De acordo com o IPMA, “em Lisboa foi registado um valor de rajada de 129 km/h, Coimbra registou 133 km/h e no Porto, Serra do Pilar, 167 km/h, momento em que o anemómetro se avariou”.
Os efeitos à escala nacional desta mortífera tempestade
O fatídico 15 de fevereiro de 1941 destacou-se, tragicamente, pelo elevado número de vítimas mortais, superior a 100, e o número indefinido de feridos.
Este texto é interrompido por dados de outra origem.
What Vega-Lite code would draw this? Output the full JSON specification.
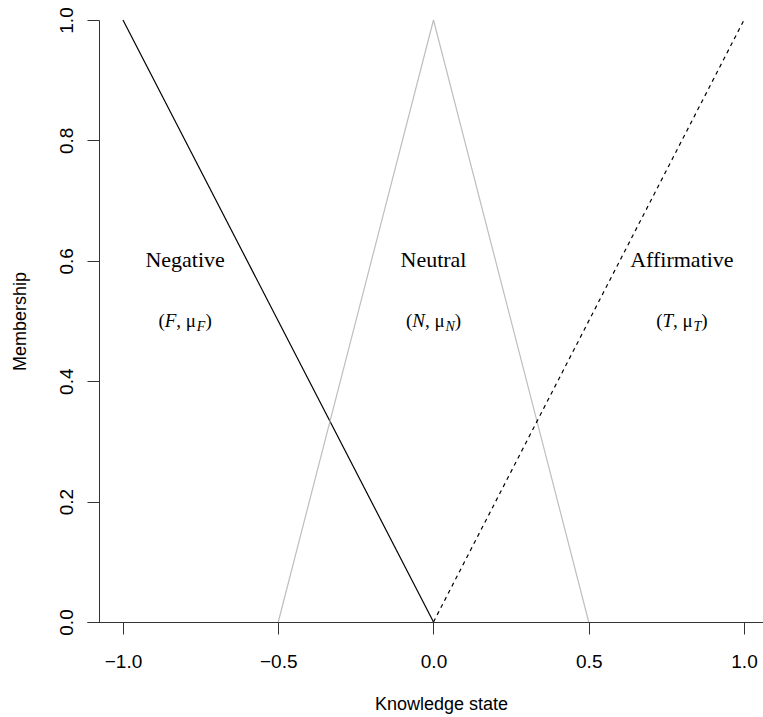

Aliás, de acordo com o avançado por outro estudo, “Muitas das vítimas mortais, em especial, em Lisboa, Alhandra, Sesimbra, Alhos Vedros terão sido por afogamento devido a inundações que ocorreram nas áreas ribeirinhas. Estas inundações terão resultado da conjugação de múltiplos fatores, destacando-se, entre eles, a sobreelevação do nível do mar ou maré de tempestade. Esta sobreelevação refere-se à subida temporária do nível do mar resultante da existência de condições meteorológicas anómalas, nomeadamente de variações no campo da pressão atmosférica e/ou da ação de ventos fortes e prolongados".
Além dos falecidos, os prejuízos nas telecomunicações e noutras infraestruturas foram enormes, “alguns irreparáveis, que comprometeram seriamente a economia nacional”, segundo o Boletim Mensal, Ministério da Economia, Serviços de Meteorologia, Nº50, 2ª série, Fevereiro de 1941. As comunicações telegráficas e telefónicas com Lisboa ficaram interrompidas durante vários dias, e nalgumas áreas da geografia só foram retomadas no dia 20 de fevereiro. Há também relatos que referem cortes no fornecimento de eletricidade e graves prejuízos em fábricas, habitações e monumentos.
Como se não bastasse, a lista de danos ainda teve a acrescentar vários cortes em linhas ferroviárias, provocados por acidentes, alguns dos quais com vítimas mortais, ora devido a choque de comboios (2 vítimas mortais); ora devido à queda de uma árvore (3 mortes). A rede viária e elétrica foi, também, afetada principalmente devido à queda de árvores. Centenas de embarcações afundaram-se e os estragos à escala florestal tiveram como consequência centenas de milhares de árvores arrancadas.